Tahun 2021, RUU P-KS kembali masuk ke Prolegnas Prioritas, dengan pergantian nama menjadi RUU Tindak Pidana Kekerasan Seksual (TPKS). Akhirnya, perjuangan panjang tanpa lelah membuahkan hasil pada 2022, bertepatan 10 hari Ramadan.
Hati-Hati untuk Orang Tua
Di beberapa wilayah di Indonesia, masih ada tindakan pemaksaan kepada anak untuk menikah dengan lelaki yang bukan pilihannya. Dari pihak anak sudah berulang kali menolak, tetapi pemaksaan terus terjadi. Saat menuju proses pernikahan, anak menangis mengurung di dalam kamar, kadang sampai pergi dari rumah, bahkan di beberapa kasus sang anak melakukan bunuh diri.
Sang anak mau nikah dengan pilihannya sendiri, bukan pilihan orang tuanya. Sayangnya, anak tidak berdaya untuk melawan kehendak orang tuanya.
Untuk saat ini, Undang-Undang TPKS bisa menjadi tameng bagi sang anak. Bahwa nikah tanpa persetujuan dari anak akan membahayakan untuk orang tua. Sebab, itu masuk dalam bagian pemaksaan perkawinan dan mengganggu psikis anak.
Pada Ayat (1) Pasal 4 BAB II Tindak Pidana Kekerasan Seksual, menjelaskan bahwa pemaksaan perkawinan adalah bagian dari kekerasan seksual.
Kemudian, dijelaskan di Pasal 10 Ayat (1) tertera setiap orang secara melawan hukum memaksa, menempatkan seseorang di bawah kekuasaannya atau orang lain, atau menyalahgunakan kekuasaannya untuk melakukan atau membiarkan dilakukan perkawinan dengannya atau dengan orang lain, dipidana karena pemaksaan perkawinan, dengan pidana penjara paling lama 9 (sembilan) tahun dan/atau pidana denda paling banyak Rp200.000.000,00 (dua ratus juta rupiah).

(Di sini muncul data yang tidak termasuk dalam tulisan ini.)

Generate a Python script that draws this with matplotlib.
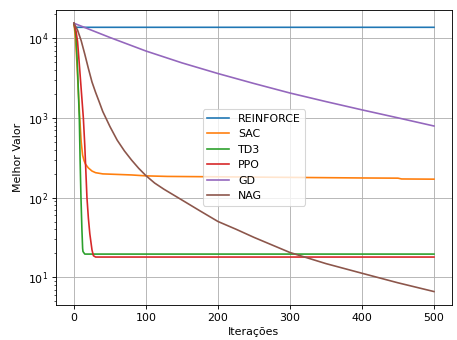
import numpy as np
import matplotlib
matplotlib.use("Agg")
import matplotlib.pyplot as plt

# values (x = iteration, y = best value)
reinforce_x = [0, 1, 500]
reinforce_y = [15400, 13700, 13700]

sac_x = [0, 2, 4, 6, 8, 10, 12, 14, 16, 20, 25, 30, 40, 60, 80, 100, 130, 200, 300, 400, 450, 455, 500]
sac_y = [15400, 10000, 5000, 2200, 1000, 500, 340, 290, 262, 235, 215, 205, 198, 195, 192, 187, 184, 182, 179, 176, 175, 171, 170]

td3_x = [0, 2, 3, 5, 7.4, 8.5, 9.7, 11, 12, 12.5, 15, 500]
td3_y = [15400, 12000, 10000, 4000, 1000, 300, 100, 40, 23, 21, 19.5, 19.5]

ppo_x = [0, 3, 5, 8, 10, 13, 15, 18, 20, 22, 25, 27, 30, 500]
ppo_y = [15400, 12000, 9000, 4000, 2300, 1000, 450, 100, 55, 35, 22, 18.6, 17.9, 17.9]

gd_x = [0, 50, 100, 150, 200, 250, 300, 350, 400, 450, 500]
gd_y = [15400, 10200, 6900, 4900, 3600, 2700, 2050, 1600, 1260, 1000, 790]

nag_x = [0, 5, 10, 15, 20, 25, 30, 35, 40, 50, 60, 70, 80, 90, 100, 112, 125, 150, 175, 200, 225, 250, 300, 350, 400, 450, 500]
nag_y = [15400, 12600, 9300, 6300, 4170, 2820, 2090, 1590, 1200, 776, 525, 385, 295, 232, 188, 152, 127, 93, 68, 50, 40, 31.6, 20.4, 14.8, 11.2, 8.5, 6.6]

series = [
    ("REINFORCE", reinforce_x, reinforce_y),
    ("SAC", sac_x, sac_y),
    ("TD3", td3_x, td3_y),
    ("PPO", ppo_x, ppo_y),
    ("GD", gd_x, gd_y),
    ("NAG", nag_x, nag_y),
]

fig = plt.figure(figsize=(5.785, 4.304), dpi=79)
ax = fig.add_axes([0.1225, 0.103, 0.8665, 0.868])
for name, xs, ys in series:
    ax.plot(xs, ys, label=name)
ax.set_yscale("log")
ax.set_xlabel("Iterações")
ax.set_ylabel("Melhor Valor")
ax.grid(True)
ax.legend(loc="center")
fig.savefig("out.png", dpi=79)
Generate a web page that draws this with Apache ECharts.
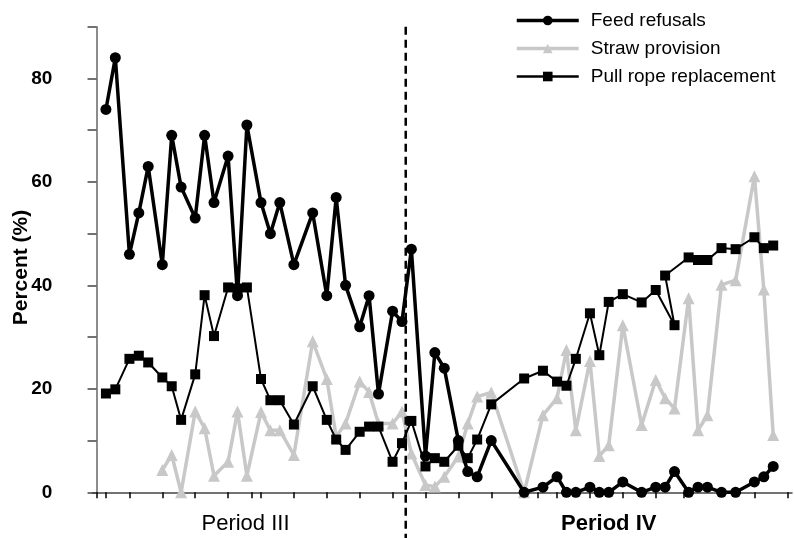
<!DOCTYPE html>
<html>
<head>
<meta charset="utf-8">
<script src="https://cdn.jsdelivr.net/npm/echarts@6/dist/echarts.min.js"></script>
<style>
html,body{margin:0;padding:0;background:#fff;}
#chart{width:794px;height:538px;}
</style>
</head>
<body>
<div id="chart"></div>
<script>
// Day of observation (x), shared by all three series
const days = [2,4,7,9,11,14,16,18,21,23,25,28,30,32,35,37,39,42,46,49,51,53,56,58,60,63,65,67,70,72,74,77,79,81,84,91,95,98,100,102,105,107,109,112,116,119,121,123,126,128,130,133,136,140,142,144];

const feedRefusals = [74,84,46,54,63,44,69,59,53,69,56,65,38,71,56,50,56,44,54,38,57,40,32,38,19,35,33,47,7,27,24,10,4,3,10,0,1,3,0,0,1,0,0,2,0,1,1,4,0,1,1,0,0,2,3,5];

const strawProvision = [null,null,null,null,null,4.3,7.2,0,15.6,12.4,3.2,5.9,15.6,3.2,15.5,12,12,7.2,29.2,21.9,10.8,13.3,21.4,19.4,13.3,13.3,15.6,7.5,1.4,1.1,3,6.9,13.3,18.5,19.3,0,14.9,18.2,27.5,12,25.4,7,9.1,32.3,13,21.7,18.2,16.2,37.5,12,14.9,40.1,41,61.1,39.2,11.1];

// Pull rope replacement (recorded order, one entry out of date order)
const pullDays = [2,4,7,9,11,14,16,18,21,23,25,28,30,32,35,37,39,42,46,49,51,53,56,58,60,63,65,67,70,72,74,77,79,81,84,91,95,98,100,102,105,107,109,112,116,119,123,121,126,128,130,133,136,140,142,144];
const pullRope = [19.1,19.9,25.8,26.4,25.1,22.2,20.5,14,22.8,38.1,30.2,39.6,39.4,39.6,21.9,17.8,17.8,13.1,20.5,14,10.2,8.2,11.7,12.7,12.7,5.9,9.5,13.8,5,6.6,5.9,9,6.6,10.2,17,22,23.5,21.4,20.6,25.8,34.6,26.5,36.8,38.3,36.7,39.1,32.3,41.9,45.4,44.9,44.9,47.2,47,49.3,47.2,47.7];

const xTicks = [0,2,7,14,21,28,33,35,42,49,56,63,70,77,84,91,94,98,105,112,119,125,140,147];
const periodBoundary = 65.8;
const periodLabels = [{text:'Period III', day:31.7, bold:false},{text:'Period IV', day:109, bold:true}];
const seriesNames = ['Feed refusals','Straw provision','Pull rope replacement'];

const pairs = (xs, ys) => xs.map((x,i) => [x, ys[i]]);
const FONT = '"Liberation Sans", Arial, sans-serif';

const chart = echarts.init(document.getElementById('chart'), null, {renderer:'canvas'});
chart.setOption({
  animation:false,
  backgroundColor:'#fff',
  grid:{left:92.3, right:2, top:26.7, bottom:45.7, containLabel:false, outerBoundsMode:'none'},
  legend:{
    orient:'vertical', left:515, top:11, padding:0,
    itemWidth:62, itemHeight:12, itemGap:9,
    data:[
      {name:seriesNames[0], lineStyle:{width:3.5}},
      {name:seriesNames[1], lineStyle:{width:3.5}},
      {name:seriesNames[2], lineStyle:{width:2.5}}
    ],
    selectedMode:false,
    textStyle:{fontFamily:FONT, fontSize:19, color:'#000', padding:[0,0,0,7]}
  },
  xAxis:{
    type:'value', min:-0.9, max:148,
    axisLine:{show:true, onZero:false, lineStyle:{color:'#444', width:1.5}},
    axisTick:{show:true, customValues:xTicks, length:6, lineStyle:{color:'#000', width:1.5}},
    axisLabel:{show:false},
    splitLine:{show:false}
  },
  yAxis:{
    type:'value', min:0, max:90, interval:10,
    name:'Percent (%)', nameLocation:'middle', nameGap:61, nameRotate:90, nameMoveOverlap:false,
    nameTextStyle:{fontFamily:FONT, fontSize:21, fontWeight:'bold', color:'#000', padding:[0,0,0,-16]},
    axisLine:{show:true, lineStyle:{color:'#666', width:1.5}},
    axisTick:{show:true, length:9, lineStyle:{color:'#444', width:1.5}},
    axisLabel:{margin:40, fontFamily:FONT, fontSize:19, fontWeight:'bold', color:'#000',
      formatter:v => (v % 20 === 0 && v < 90) ? String(v) : ''},
    splitLine:{show:false}
  },
  series:[
    {
      name:'Straw provision', type:'line', data:pairs(days, strawProvision),
      symbol:'triangle', symbolSize:12, showAllSymbol:true, connectNulls:false,
      lineStyle:{color:'#c8c8c8', width:3.5}, itemStyle:{color:'#c8c8c8'},
      emphasis:{disabled:true}, z:2
    },
    {
      name:'Pull rope replacement', type:'line', data:pairs(pullDays, pullRope),
      symbol:'rect', symbolSize:10, showAllSymbol:true,
      lineStyle:{color:'#000', width:2}, itemStyle:{color:'#000'},
      emphasis:{disabled:true}, z:3
    },
    {
      name:'Feed refusals', type:'line', data:pairs(days, feedRefusals),
      symbol:'circle', symbolSize:11, showAllSymbol:true,
      lineStyle:{color:'#000', width:3.5}, itemStyle:{color:'#000'},
      emphasis:{disabled:true}, z:4
    }
  ]
});

// Period boundary and period labels, positioned through the axis scales
const bx = chart.convertToPixel({xAxisIndex:0}, periodBoundary);
const topY = chart.convertToPixel({yAxisIndex:0}, 90);
const graphics = [{
  type:'line', shape:{x1:bx, y1:topY, x2:bx, y2:538},
  style:{stroke:'#000', lineWidth:2.5, lineDash:[8,5]}, z:10
}];
periodLabels.forEach(p => {
  graphics.push({
    type:'text', x:chart.convertToPixel({xAxisIndex:0}, p.day), y:524,
    style:{text:p.text, fontFamily:FONT, fontSize:22, fontWeight:p.bold?'bold':'normal',
      fill:'#000', align:'center', verticalAlign:'middle'}, z:10
  });
});
chart.setOption({graphic:graphics});
</script>
</body>
</html>
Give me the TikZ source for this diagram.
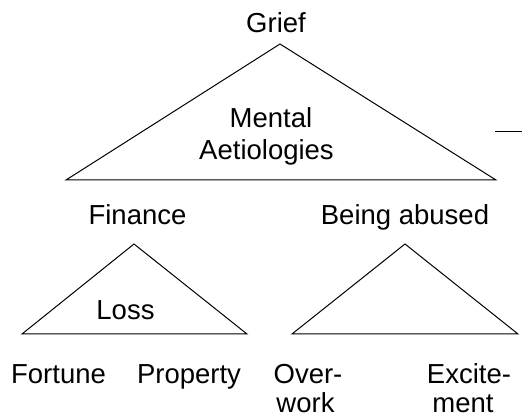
\documentclass[tikz,border=0pt]{standalone}
\usepackage{fontspec}
\setmainfont{Liberation Sans}
\begin{document}
\begin{tikzpicture}[x=1pt,y=-1pt,
  lbl/.style={font=\fontsize{27.5}{32}\selectfont, inner sep=0pt, anchor=base},
  tri/.style={draw=black, line width=1pt, line join=miter}]
\useasboundingbox (0,0) rectangle (522,419);
% big triangle
\coordinate (gA) at (280,44);
\coordinate (gL) at (66,180);
\coordinate (gR) at (496,180);
\draw[tri] (gA) -- (gL) -- (gR) -- cycle;
% left triangle
\coordinate (fA) at (134,244);
\coordinate (fL) at (22,334);
\coordinate (fR) at (247,334);
\draw[tri] (fA) -- (fL) -- (fR) -- cycle;
% right triangle
\coordinate (bA) at (405,244);
\coordinate (bL) at (292,334);
\coordinate (bR) at (518,334);
\draw[tri] (bA) -- (bL) -- (bR) -- cycle;
% small dash
\coordinate (d1) at (495,132);
\coordinate (d2) at (522,132);
\draw[line width=1pt] (d1) -- (d2);
% labels
\node[lbl] (grief) at (276,33) {Grief};
\node[lbl] (mental) at (271,128) {Mental};
\node[lbl] (aetiol) at (266.5,160) {Aetiologies};
\node[lbl] (finance) at (137.5,225) {Finance};
\node[lbl] (abused) at (405,225) {Being abused};
\node[lbl] (loss) at (125.5,320) {Loss};
\node[lbl] (fortune) at (58.5,384) {Fortune};
\node[lbl] (property) at (189,384) {Property};
\node[lbl] (over) at (308,384) {Over-};
\node[lbl] (work) at (305.5,413) {work};
\node[lbl] (excite) at (469,384) {Excite-};
\node[lbl] (ment) at (463,413) {ment};
\end{tikzpicture}
\end{document}
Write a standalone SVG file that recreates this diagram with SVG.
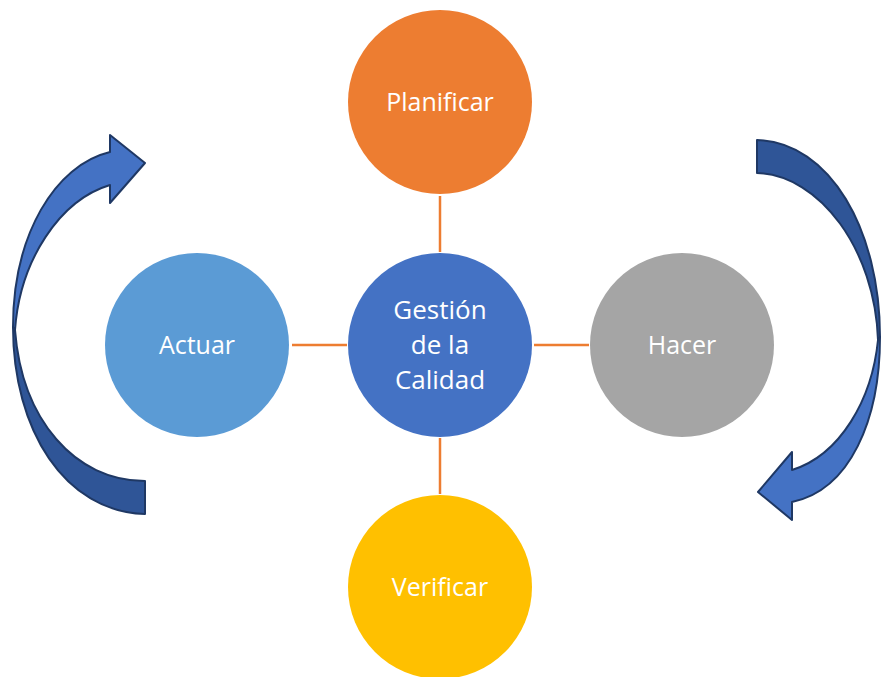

Apalagi, anak tersebut masih di bawah umur, belum layak dinikahkan. Semestinya sang anak menikmati bermain bersama teman-temannya di sekolah, tetapi direnggut kesenangannya oleh orang tuanya sendiri.
Pada Ayat (2) di pasal yang sama, ada tambahan bahwa yang termasuk dalam pemaksaan perkawinan adalah (a) perkawinan Anak; (b) pemaksaan perkawinan dengan mengatasnamakan praktik budaya; atau (c) pemaksaan perkawinan Korban dengan pelaku perkosaan.